Miami’s Tax-Friendly Climate Could Mean New Arrivals
Although the evidence is largely anecdotal, people in states like New Jersey and New York are purchasing in South Florida because of its friendlier tax climate. In those states, high-income residents with high property values have only a $10,000 deduction for income and property taxes. Real estate developer Vanessa Grout told the Herald that three penthouses in the Brickell Flatiron buildings — soon to be one of the tallest buildings in the United States — were purchased during the first two weeks of January alone. Grout also told the Herald that web traffic from New York-based buyers has tripled.

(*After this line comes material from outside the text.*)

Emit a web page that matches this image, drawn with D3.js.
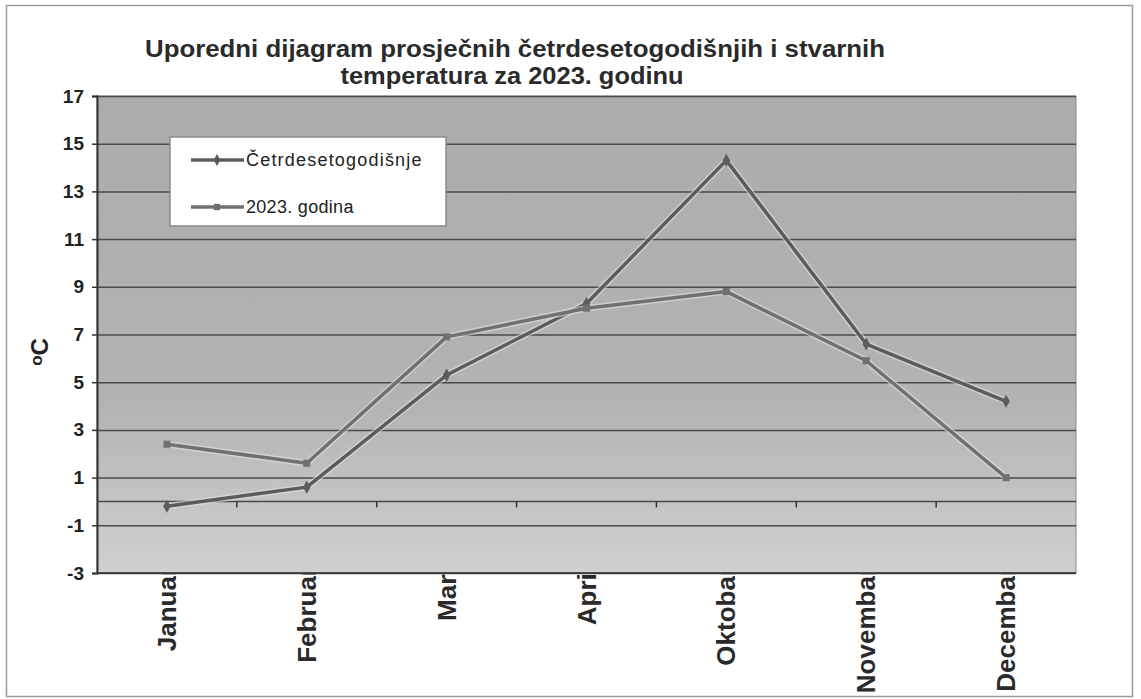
<!DOCTYPE html>
<html>
<head>
<meta charset="utf-8">
<script src="https://cdn.jsdelivr.net/npm/d3@7"></script>
<style>
  body { margin: 0; background: #fff; }
  text { font-family: "Liberation Sans", Arial, sans-serif; }
</style>
</head>
<body>
<div id="chart"></div>
<script>
// data
let months = ["Januar", "Februar", "Mart", "April", "Oktobar", "Novembar", "Decembar"];
let cetrdeset = [-0.2, 0.6, 5.3, 8.3, 14.3, 6.6, 4.2];
let god2023 = [2.4, 1.6, 6.9, 8.1, 8.8, 5.9, 1.0];
let yTicks = [-3, -1, 1, 3, 5, 7, 9, 11, 13, 15, 17];
let seriesNames = ["Četrdesetogodišnje", "2023. godina"];

let w = 1141;
let h = 699;
let pLeft = 97, pRight = 1076, pTop = 96, pBottom = 573;

let svg = d3.select("#chart")
    .append("svg")
    .attr("width", w)
    .attr("height", h);

// outer frame
svg.append("rect")
    .attr("x", 6.5).attr("y", 5.5)
    .attr("width", 1126).attr("height", 691)
    .attr("fill", "#fff")
    .attr("stroke", "#9a9a9a")
    .attr("stroke-width", 1.5);

let x = d3.scaleBand().domain(months).range([pLeft, pRight]);
let y = d3.scaleLinear().domain([-3, 17]).range([pBottom, pTop]);

// category labels (drawn first, the plot area hides their ends like in the scan)
svg.selectAll("text.month")
    .data(months)
    .enter()
    .append("text")
    .attr("class", "month")
    .text(function (d) { return d; })
    .attr("transform", function (d) {
        return "translate(" + (x(d) + x.bandwidth() / 2 + 9) + "," + 566 + ") rotate(-90)";
    })
    .attr("text-anchor", "end")
    .attr("font-size", "26px")
    .attr("font-weight", "bold")
    .attr("fill", "#2a2a2a");

let grad = svg.append("defs").append("linearGradient")
    .attr("id", "bg").attr("x1", 0).attr("y1", 0).attr("x2", 0).attr("y2", 1);
grad.append("stop").attr("offset", "0%").attr("stop-color", "#acacac");
grad.append("stop").attr("offset", "65%").attr("stop-color", "#b3b3b3");
grad.append("stop").attr("offset", "85%").attr("stop-color", "#c4c4c4");
grad.append("stop").attr("offset", "100%").attr("stop-color", "#d0d0d0");

// plot area
svg.append("rect")
    .attr("x", pLeft).attr("y", pTop)
    .attr("width", pRight - pLeft).attr("height", pBottom - pTop)
    .attr("fill", "url(#bg)")
    .attr("stroke", "#8a8a8a")
    .attr("stroke-width", 1);

// gridlines
svg.append("g")
    .attr("transform", "translate(" + pLeft + ",0)")
    .call(d3.axisLeft(y).tickValues(yTicks).tickSize(-(pRight - pLeft)).tickFormat(""))
    .call(function (g) {
        g.select(".domain").remove();
        g.selectAll("line").attr("stroke", "#4a4a4a").attr("stroke-width", 1.5);
    });

// y axis with ticks + labels
svg.append("g")
    .attr("transform", "translate(" + pLeft + ",0)")
    .call(d3.axisLeft(y).tickValues(yTicks).tickSize(5).tickPadding(8)
        .tickFormat(function (d) { return String(d); }))
    .call(function (g) {
        g.select(".domain").attr("stroke", "#333").attr("stroke-width", 2);
        g.selectAll("line").attr("stroke", "#333").attr("stroke-width", 1.5);
        g.selectAll("text")
            .attr("font-size", "19px")
            .attr("font-weight", "bold")
            .attr("fill", "#222")
            .attr("font-family", "Liberation Sans, Arial, sans-serif");
    });

// category axis crosses at 0
let zero = y(0);
svg.append("line")
    .attr("x1", pLeft).attr("x2", pRight)
    .attr("y1", zero).attr("y2", zero)
    .attr("stroke", "#4a4a4a").attr("stroke-width", 1.5);

svg.selectAll("line.ctick")
    .data(months.slice(1))
    .enter()
    .append("line")
    .attr("class", "ctick")
    .attr("x1", function (d) { return x(d); })
    .attr("x2", function (d) { return x(d); })
    .attr("y1", zero).attr("y2", zero + 6)
    .attr("stroke", "#333").attr("stroke-width", 1.5);

// bottom axis line
svg.append("line")
    .attr("x1", pLeft).attr("x2", pRight)
    .attr("y1", pBottom).attr("y2", pBottom)
    .attr("stroke", "#333").attr("stroke-width", 1.5);

let cx = function (d, i) { return x(months[i]) + x.bandwidth() / 2; };

let line = d3.line()
    .x(cx)
    .y(function (d) { return y(d); });

let series = [
    { name: seriesNames[0], values: cetrdeset, color: "#5c5c5c", marker: d3.symbolDiamond },
    { name: seriesNames[1], values: god2023, color: "#707070", marker: d3.symbolSquare }
];

series.forEach(function (s) {
    svg.append("path")
        .datum(s.values)
        .attr("d", line)
        .attr("fill", "none")
        .attr("stroke", "#e6e6e6")
        .attr("stroke-width", 6.5)
        .attr("opacity", 0.55);
    svg.append("path")
        .datum(s.values)
        .attr("d", line)
        .attr("fill", "none")
        .attr("stroke", s.color)
        .attr("stroke-width", 3.5)
        .attr("stroke-linejoin", "round");
    svg.selectAll(null)
        .data(s.values)
        .enter()
        .append("path")
        .attr("d", d3.symbol().type(s.marker).size(50))
        .attr("transform", function (d, i) {
            return "translate(" + cx(d, i) + "," + y(d) + ")";
        })
        .attr("fill", s.color);
});

// legend
let lg = svg.append("g");
lg.append("rect")
    .attr("x", 170).attr("y", 137)
    .attr("width", 276).attr("height", 89)
    .attr("fill", "#fff")
    .attr("stroke", "#8a8a8a")
    .attr("stroke-width", 1.5);

series.forEach(function (s, i) {
    let ly = 160 + i * 47;
    lg.append("line")
        .attr("x1", 191).attr("x2", 244)
        .attr("y1", ly).attr("y2", ly)
        .attr("stroke", s.color)
        .attr("stroke-width", 3.5);
    lg.append("path")
        .attr("d", d3.symbol().type(s.marker).size(40))
        .attr("transform", "translate(217," + ly + ")")
        .attr("fill", s.color);
    lg.append("text")
        .text(s.name)
        .attr("x", 246)
        .attr("y", ly + 6)
        .attr("font-size", "18px")
        .attr("letter-spacing", i === 0 ? "1.2px" : "0.3px")
        .attr("fill", "#222");
});

// title
let title = ["Uporedni dijagram prosječnih četrdesetogodišnjih i stvarnih", "temperatura za 2023. godinu"];
let titleWidth = [740, 343];
svg.selectAll("text.title")
    .data(title)
    .enter()
    .append("text")
    .attr("class", "title")
    .text(function (d) { return d; })
    .attr("x", function (d, i) { return i === 0 ? 515 : 512; })
    .attr("y", function (d, i) { return 57 + i * 27; })
    .attr("text-anchor", "middle")
    .attr("textLength", function (d, i) { return titleWidth[i]; })
    .attr("lengthAdjust", "spacingAndGlyphs")
    .attr("font-size", "24px")
    .attr("font-weight", "bold")
    .attr("fill", "#2a2a2a");

// y axis title
let yt = svg.append("text")
    .attr("transform", "translate(48,352) rotate(-90)")
    .attr("text-anchor", "middle")
    .attr("font-size", "24px")
    .attr("font-weight", "bold")
    .attr("fill", "#222");
yt.append("tspan").text("o").attr("font-size", "17px").attr("dy", "-6");
yt.append("tspan").text("C").attr("dy", "6");
</script>
</body>
</html>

Despite these three takeaways, there’s more for buyers to consider than just the tax law alone. According to CNN, the average rate of a 30-year fixed rate mortgage increased to 4.40 percent at the end of February, marking the seventh consecutive week of increasing rates. There’s also a continued shortage of single-family homes for sale locally. Combined, those issues mean buyers may be getting less bang for their buck amid a competitive landscape. However, it’s still more affordable to rent than own in South Florida. Moreover, buyers may come to the table with more money in their bank accounts thanks to lower federal income taxes. In those cases, the overall effect of the tax bill could be a wash.